November 15, 2013 10:56 pm | Updated 10:56 pm IST - BEIJING:

A newly set up National Security Commission (NSC) under President Xi Jinping will allow China to mount a more unified and prompt response to both border issues and internal security threats, according to a new policy document released on Friday.

The NSC, Mr. Xi said in the document, would address “two pressures” China is facing. “Internationally, the country needs to safeguard its sovereignty, security and development interests; domestically, political security and social stability should be ensured,” the President was quoted as saying in the document, by the official Xinhua news agency.

Friday’s policy document, titled a “decision on major issues concerning comprehensive and far-reaching reforms,” was released by the Communist Party of China (CPC) following a key four-day meeting of the new leadership, which concluded here on November 12.

While the meeting’s focus was agreeing on a blueprint for economic reforms, the plenum also agreed to set up a first-ever NSC. The commission, analysts have said, would help Mr. Xi directly assert his authority on security issues — and, observers noted, raise both the President’s powers and his profile.

Mr. Xi, in Friday’s document, described “State security and social stability” as “preconditions for reform and development.” On the domestic front, the commission will focus on both social stability and addressing security threats — an issue that has received prominence following last month’s attack in Tiananmen Square.

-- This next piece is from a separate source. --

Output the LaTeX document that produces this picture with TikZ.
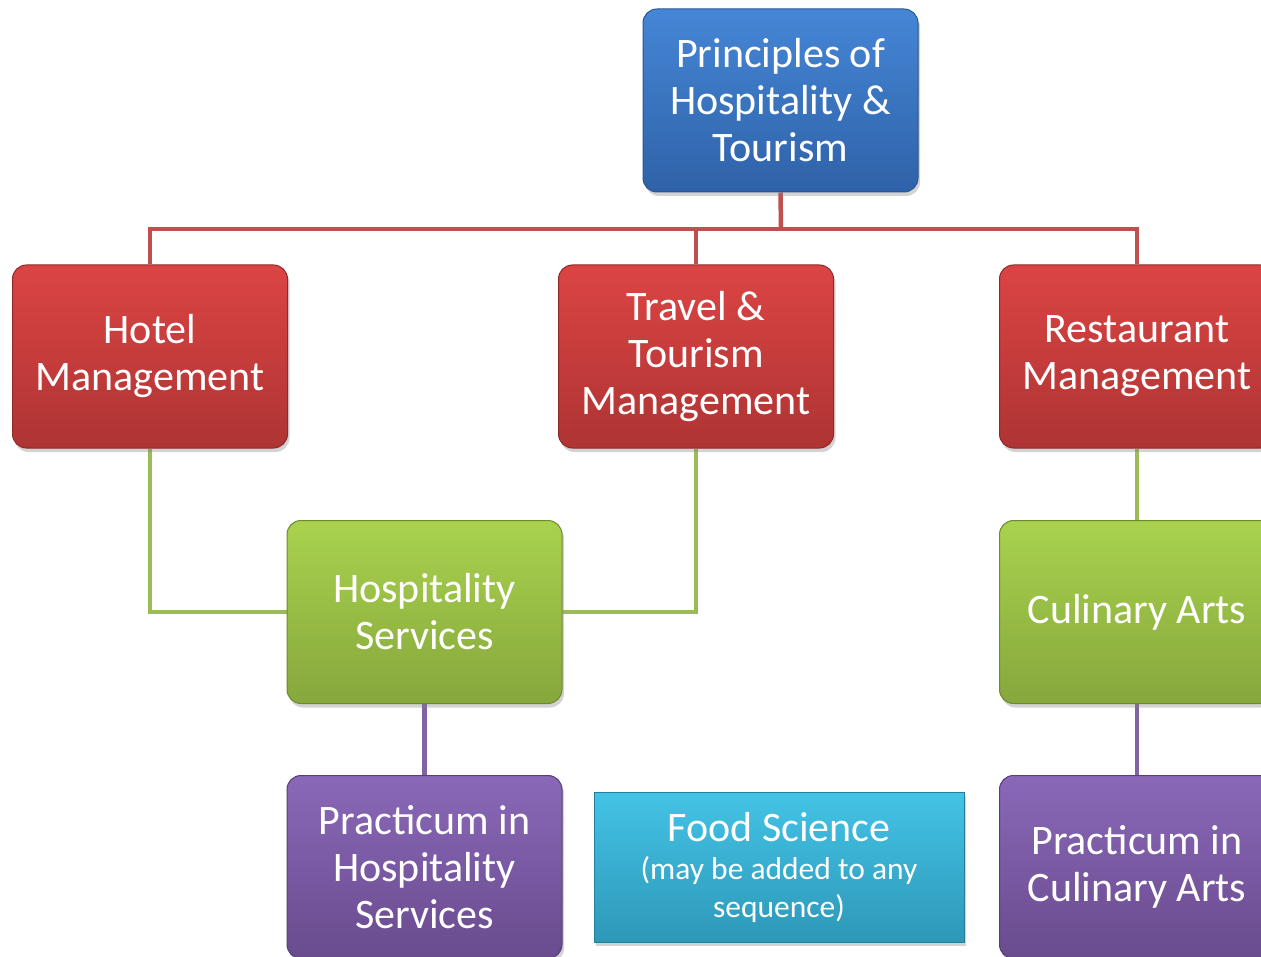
\documentclass[tikz,border=0pt]{standalone}
\usepackage{fontspec}
\setmainfont{Carlito}
\usetikzlibrary{shadows,backgrounds}
\definecolor{bluetop}{HTML}{4586D6}
\definecolor{bluebot}{HTML}{2F62A8}
\definecolor{blueline}{HTML}{2A5590}
\definecolor{redtop}{HTML}{DC4444}
\definecolor{redbot}{HTML}{AE3433}
\definecolor{redline}{HTML}{8E2B2A}
\definecolor{greentop}{HTML}{A9D24E}
\definecolor{greenbot}{HTML}{86A73C}
\definecolor{greenline}{HTML}{6E8A31}
\definecolor{purptop}{HTML}{8A68B8}
\definecolor{purpbot}{HTML}{694B8E}
\definecolor{purpline}{HTML}{573E78}
\definecolor{cyantop}{HTML}{43C3E6}
\definecolor{cyanbot}{HTML}{2E98B8}
\definecolor{cyanline}{HTML}{277E98}
\definecolor{conred}{HTML}{C0504D}
\definecolor{congreen}{HTML}{9BBB59}
\definecolor{conpurple}{HTML}{8064A2}
\begin{document}
\begin{tikzpicture}[x=1pt,y=-1pt,
  box/.style={rounded corners=14pt, minimum width=275pt, minimum height=183pt,
    align=center, text=white, font=\fontsize{42}{47}\selectfont, line width=1pt,
    drop shadow={shadow xshift=2pt, shadow yshift=-4pt, opacity=0.35}},
  bluebox/.style={box, top color=bluetop, bottom color=bluebot, draw=blueline},
  redbox/.style={box, top color=redtop, bottom color=redbot, draw=redline},
  greenbox/.style={box, top color=greentop, bottom color=greenbot, draw=greenline},
  purplebox/.style={box, top color=purptop, bottom color=purpbot, draw=purpline},
  cyanbox/.style={minimum width=370pt, minimum height=150pt, align=center, text=white,
    font=\fontsize{31.5}{38}\selectfont,
    top color=cyantop, bottom color=cyanbot, draw=cyanline, line width=1pt,
    drop shadow={shadow xshift=2pt, shadow yshift=-4pt, opacity=0.35}},
  redcon/.style={draw=conred, line width=4.5pt},
  greencon/.style={draw=congreen, line width=4.5pt},
  purplecon/.style={draw=conpurple, line width=4.5pt}]
\useasboundingbox (0,0) rectangle (1261,957);
\clip (0,0) rectangle (1261,957);
\node[bluebox] (top) at (780.5,100.5) {Principles of\\Hospitality \&\\Tourism};
\node[redbox] (hotel) at (150,356.5) {Hotel\\Management};
\node[redbox] (travel) at (696,356.5) {Travel \&\\Tourism\\Management};
\node[redbox] (rest) at (1137,356.5) {Restaurant\\Management};
\node[greenbox] (hs) at (424.5,612) {Hospitality\\Services};
\node[greenbox] (cul) at (1137,612) {Culinary Arts};
\node[purplebox] (prac1) at (424.5,867) {Practicum in\\Hospitality\\Services};
\node[cyanbox] (food) at (779,867) {{\fontsize{42}{44}\selectfont Food Science}\\[0pt](may be added to any\\sequence)};
\node[purplebox] (prac2) at (1137,867) {Practicum in\\Culinary Arts};
\coordinate (bus) at (781,229);
\begin{pgfonlayer}{background}
\draw[redcon] (top.south) -- (bus);
\draw[redcon] (hotel.north) |- (bus) -| (rest.north);
\draw[redcon] (travel.north) -- (travel.north |- bus);
\draw[greencon] (hotel.south) |- (hs.west);
\draw[greencon] (travel.south) |- (hs.east);
\draw[greencon] (rest.south) -- (cul.north);
\draw[purplecon] (hs.south) -- (prac1.north);
\draw[purplecon] (cul.south) -- (prac2.north);
\end{pgfonlayer}
\end{tikzpicture}
\end{document}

On the external front, Mr. Xi highlighted maintaining sovereignty as a specific challenge, indicating that the NSC may play a role in managing China’s many territorial disputes, whether with India on the west, over the South China Sea, or with Japan over the disputed Diaoyu or Senkaku islands in the East China Sea.

“With only the Coast Guard given responsibility for the Senkaku islands and the South China Sea, there is a demand within China that the new body should plan for all of these threats,” said Srikanth Kondapalli, an expert on the Chinese military at Jawaharlal Nehru University.

He said the NSC could have “an impact on the Indian front,” where recent spats over the disputed border have highlighted, according to some analysts, gaps in the Chinese chain of command. Troops were involved in a three-week stand-off in April in Depsang, in Ladakh, after Chinese soldiers set up a tent in disputed territory.

“The Chinese have not explained why Depsang happened,” Professor Kondapalli said.

“That the Chinese themselves have not given an explanation suggests that at their end this issue is highly complicated.”

Professor Kondapalli said the NSC might look to address the “disjuncture” between the People’s Liberation Army (PLA), which is tasked with border defence, and the increasingly influential People’s Armed Police Force (PAPF) which often deals with terrorism and separatist-related threats.

“China has already put up huge outposts with integrated command systems over 20,000 km of its borders,” he said. “Yet the Depsang incident happened, which indicates the need for more centralised decision-making. It’s perhaps not a coincidence,” he added, “that the Depsang incident came a few months before this commission was set up.”